SRA to pay solicitor £160k over “fatally flawed” prosecution


Deed: Solicitor cleared of misleading leaseholders

The Solicitors Regulation Authority (SRA) has been ordered to pay a solicitor nearly £160,000 in costs after its prosecution of her was ruled “fatally flawed”.

The Solicitors Disciplinary Tribunal (SDT) took the rare step of deciding that Tina Theresa Shiebert had no case to answer after the SRA had put its case.

Costs do not follow the event in SDT proceedings – where an allegation is dismissed, the starting position is no order as to costs unless there is good reason to depart from that.

In deciding there was here, the SDT said: “The tribunal noted that the present allegation was fundamentally misconceived and could not succeed on any reasonable interpretation of the evidence.
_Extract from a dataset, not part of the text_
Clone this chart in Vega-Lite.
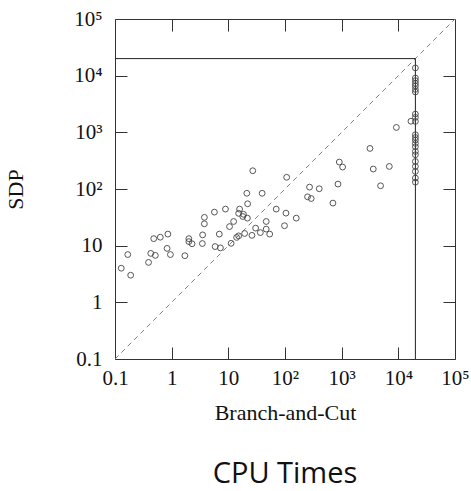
{
  "$schema": "https://vega.github.io/schema/vega-lite/v6.json",
  "width": 340,
  "height": 340,
  "autosize": {"type": "none"},
  "padding": {"left": 115, "top": 19, "right": 16, "bottom": 132},
  "background": "white",
  "config": {"view": {"stroke": "#333", "strokeWidth": 1}},
  "title": {"text": "CPU Times", "orient": "bottom", "anchor": "middle", "font": "Open Sans", "fontSize": 29, "fontWeight": "normal", "color": "#111", "offset": 37},
  "datasets": {
    "pts": [
      {"bc": 27.0, "sdp": 210}, {"bc": 107, "sdp": 161}, {"bc": 21.2, "sdp": 84}, {"bc": 39.5, "sdp": 84},
      {"bc": 21.9, "sdp": 54.8}, {"bc": 15.8, "sdp": 44.2}, {"bc": 8.9, "sdp": 44.2}, {"bc": 5.68, "sdp": 39.1},
      {"bc": 15.2, "sdp": 37.2}, {"bc": 18.5, "sdp": 35.8}, {"bc": 18.0, "sdp": 32.7}, {"bc": 21.7, "sdp": 30.6},
      {"bc": 3.78, "sdp": 31.6}, {"bc": 3.78, "sdp": 24.3}, {"bc": 70, "sdp": 44.2}, {"bc": 104, "sdp": 37.5},
      {"bc": 158, "sdp": 30.6}, {"bc": 46.6, "sdp": 26.7}, {"bc": 12.4, "sdp": 26.7}, {"bc": 10.5, "sdp": 21.7},
      {"bc": 30.3, "sdp": 20.4}, {"bc": 46.6, "sdp": 19.6}, {"bc": 98, "sdp": 22.5}, {"bc": 36.7, "sdp": 17.0},
      {"bc": 53.7, "sdp": 16.0}, {"bc": 19.4, "sdp": 16.4}, {"bc": 26.1, "sdp": 15.2}, {"bc": 15.2, "sdp": 14.9},
      {"bc": 14.0, "sdp": 14.0}, {"bc": 11.2, "sdp": 11.0}, {"bc": 6.93, "sdp": 16.0}, {"bc": 3.52, "sdp": 15.5},
      {"bc": 5.85, "sdp": 9.64}, {"bc": 7.25, "sdp": 9.14}, {"bc": 3.48, "sdp": 10.9}, {"bc": 2.01, "sdp": 13.3},
      {"bc": 2.01, "sdp": 11.8}, {"bc": 2.29, "sdp": 10.8}, {"bc": 0.857, "sdp": 16.0}, {"bc": 0.63, "sdp": 14.1},
      {"bc": 0.483, "sdp": 13.3}, {"bc": 0.83, "sdp": 8.95}, {"bc": 0.95, "sdp": 6.97}, {"bc": 1.71, "sdp": 6.65},
      {"bc": 0.515, "sdp": 6.74}, {"bc": 0.428, "sdp": 7.31}, {"bc": 0.391, "sdp": 5.07}, {"bc": 0.168, "sdp": 6.97},
      {"bc": 0.129, "sdp": 4.0}, {"bc": 0.189, "sdp": 3.01},
      {"bc": 9230, "sdp": 1220}, {"bc": 3160, "sdp": 520}, {"bc": 908, "sdp": 299}, {"bc": 1040, "sdp": 244},
      {"bc": 3610, "sdp": 225}, {"bc": 6930, "sdp": 250}, {"bc": 4860, "sdp": 114}, {"bc": 861, "sdp": 122},
      {"bc": 271, "sdp": 108}, {"bc": 402, "sdp": 101}, {"bc": 250, "sdp": 72.8}, {"bc": 290, "sdp": 67.9},
      {"bc": 701, "sdp": 56.4}, {"bc": 16700, "sdp": 1570},
      {"bc": 20000, "sdp": 13700}, {"bc": 20000, "sdp": 9100}, {"bc": 20000, "sdp": 8160}, {"bc": 20000, "sdp": 7310},
      {"bc": 20000, "sdp": 6580}, {"bc": 20000, "sdp": 5730}, {"bc": 20000, "sdp": 5150}, {"bc": 20000, "sdp": 2100},
      {"bc": 20000, "sdp": 1840}, {"bc": 20000, "sdp": 1560}, {"bc": 20000, "sdp": 908}, {"bc": 20000, "sdp": 813},
      {"bc": 20000, "sdp": 731}, {"bc": 20000, "sdp": 637}, {"bc": 20000, "sdp": 557}, {"bc": 20000, "sdp": 460},
      {"bc": 20000, "sdp": 402}, {"bc": 20000, "sdp": 306}, {"bc": 20000, "sdp": 250}, {"bc": 20000, "sdp": 204},
      {"bc": 20000, "sdp": 156}, {"bc": 20000, "sdp": 132}
    ],
    "diag": [{"bc": 0.1, "sdp": 0.1}, {"bc": 100000, "sdp": 100000}],
    "limits": [
      {"x1": 0.1, "x2": 20000, "y1": 20000, "y2": 20000},
      {"x1": 20000, "x2": 20000, "y1": 0.1, "y2": 20000}
    ]
  },
  "resolve": {"axis": {"x": "independent", "y": "independent"}},
  "layer": [
    {
      "data": {"name": "diag"},
      "mark": {"type": "line", "color": "#808080", "strokeWidth": 1, "strokeDash": [5, 4]},
      "encoding": {
        "x": {"field": "bc", "type": "quantitative",
          "scale": {"type": "log", "domain": [0.1, 100000], "nice": false},
          "axis": {"orient": "bottom", "offset": -12, "domain": false, "title": "Branch-and-Cut", "values": [0.1, 1, 10, 100, 1000, 10000, 100000],
            "labelExpr": "datum.value < 0.5 ? '0.1' : datum.value < 5 ? '1' : datum.value < 50 ? '10' : datum.value < 500 ? '10²' : datum.value < 5000 ? '10³' : datum.value < 50000 ? '10⁴' : '10⁵'",
            "labelFont": "Liberation Serif", "labelFontSize": 21, "labelColor": "#111", "labelPadding": 8,
            "titleFont": "Liberation Serif", "titleFontSize": 22, "titleFontWeight": "normal", "titleColor": "#111", "titlePadding": 14,
            "ticks": true, "tickSize": 12, "tickColor": "#333", "grid": false, "labelFlush": false, "labelOverlap": false}},
        "y": {"field": "sdp", "type": "quantitative",
          "scale": {"type": "log", "domain": [0.1, 100000], "nice": false},
          "axis": {"orient": "left", "offset": -12, "domain": false, "title": "SDP", "values": [0.1, 1, 10, 100, 1000, 10000, 100000],
            "labelExpr": "datum.value < 0.5 ? '0.1' : datum.value < 5 ? '1' : datum.value < 50 ? '10' : datum.value < 500 ? '10²' : datum.value < 5000 ? '10³' : datum.value < 50000 ? '10⁴' : '10⁵'",
            "labelFont": "Liberation Serif", "labelFontSize": 21, "labelColor": "#111", "labelPadding": 13,
            "titleFont": "Liberation Serif", "titleFontSize": 22, "titleFontWeight": "normal", "titleColor": "#111", "titlePadding": 46,
            "ticks": true, "tickSize": 12, "tickColor": "#333", "grid": false, "labelFlush": false, "labelOverlap": false}}
      }
    },
    {
      "data": {"name": "limits"},
      "mark": {"type": "rule", "color": "#222", "strokeWidth": 1},
      "encoding": {
        "x": {"field": "x1", "type": "quantitative", "scale": {"type": "log", "domain": [0.1, 100000], "nice": false}, "axis": null},
        "x2": {"field": "x2"},
        "y": {"field": "y1", "type": "quantitative", "scale": {"type": "log", "domain": [0.1, 100000], "nice": false}, "axis": null},
        "y2": {"field": "y2"}
      }
    },
    {
      "data": {"name": "pts"},
      "mark": {"type": "point", "shape": "circle", "filled": false, "stroke": "#444", "strokeWidth": 0.9, "size": 34, "opacity": 1},
      "encoding": {
        "x": {"field": "bc", "type": "quantitative", "scale": {"type": "log", "domain": [0.1, 100000], "nice": false}, "axis": null},
        "y": {"field": "sdp", "type": "quantitative", "scale": {"type": "log", "domain": [0.1, 100000], "nice": false}, "axis": null}
      }
    },
    {
      "data": {"name": "diag"},
      "mark": {"type": "line", "opacity": 0},
      "encoding": {
        "x": {"field": "bc", "type": "quantitative", "scale": {"type": "log", "domain": [0.1, 100000], "nice": false},
          "axis": {"orient": "top", "offset": -12, "domain": false, "title": null, "labels": false, "values": [1, 10, 100, 1000, 10000],
            "ticks": true, "tickSize": 12, "tickColor": "#333", "grid": false}},
        "y": {"field": "sdp", "type": "quantitative", "scale": {"type": "log", "domain": [0.1, 100000], "nice": false},
          "axis": {"orient": "right", "offset": -12, "domain": false, "title": null, "labels": false, "values": [1, 10, 100, 1000, 10000],
            "ticks": true, "tickSize": 12, "tickColor": "#333", "grid": false}}
      }
    }
  ]
}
“While the tribunal accepted that the SRA was acting in the exercise of its regulatory function, it concluded that the decision to prosecute in these circumstances fell outside the bounds of what was reasonable.”

At the time, Ms Shiebert, who qualified in 1986 and has an unblemished regulatory record, was a partner at Forbes Hall, trading as Dickins Shiebert, in Potters Bar, Hertfordshire. The two firms have since demerged.

In 2021, she was acting for the new freehold owners and landlords of a property with six flats and wrote to the leaseholders to say the lease was defective in relation to a space called ‘the paddock’ as well as communal areas. As a result, it needed to be varied.

The SRA alleged that this letter was misleading and intended to induce the leaseholders to enter into a deed of variation under which rights over land would be forfeited.

However, in response to Ms Shiebert’s application of no case to answer, the SDT found that the lease did not grant any enforceable rights over the paddock or communal areas – this meant “there were no rights which the leaseholders could be misled into giving up”.

The letter also indicated that the leaseholders were already aware of an issue with the lease; the SDT found that Ms Shiebert “was explaining the defect rather than concealing it”.

The substance of the letter “was to invite the leaseholders to engage in discussions regarding a possible variation, rather than to mislead or induce them into forfeiting their rights”.

It upheld the application of no case to answer and dismissed the allegation.

Ms Shiebert claimed costs of £171,654 and the SDT found good reason to order costs as the allegation was “fatally flawed from the outset and misconceived”.

“This was not a case where the failure resulted from the tribunal’s evaluation of marginal evidence; rather, the allegation lacked any proper foundation in law or fact.”

It also took into account “the significant stress and health impact of the proceedings” on Ms Shiebert, “which, while not determinative of principle, reinforced the appropriateness of a cost order”.

The SDT refused the SRA’s request to refer assessment to a costs judge, as well as its submission that the costs claimed were disproportionate, amounting to nearly 10 times the regulator’s own costs of £16,883. After adjustments, it assessed the solicitor’s costs at £159,242.

It went on to refuse the SRA’s request to postpone payment until it had seen the full judgment.

“[Ms Shiebert] had incurred substantial expense in successfully defending the proceedings, and the tribunal considered that it would be unjust to subject her to further uncertainty or defer payment while the applicant determined whether to appeal.”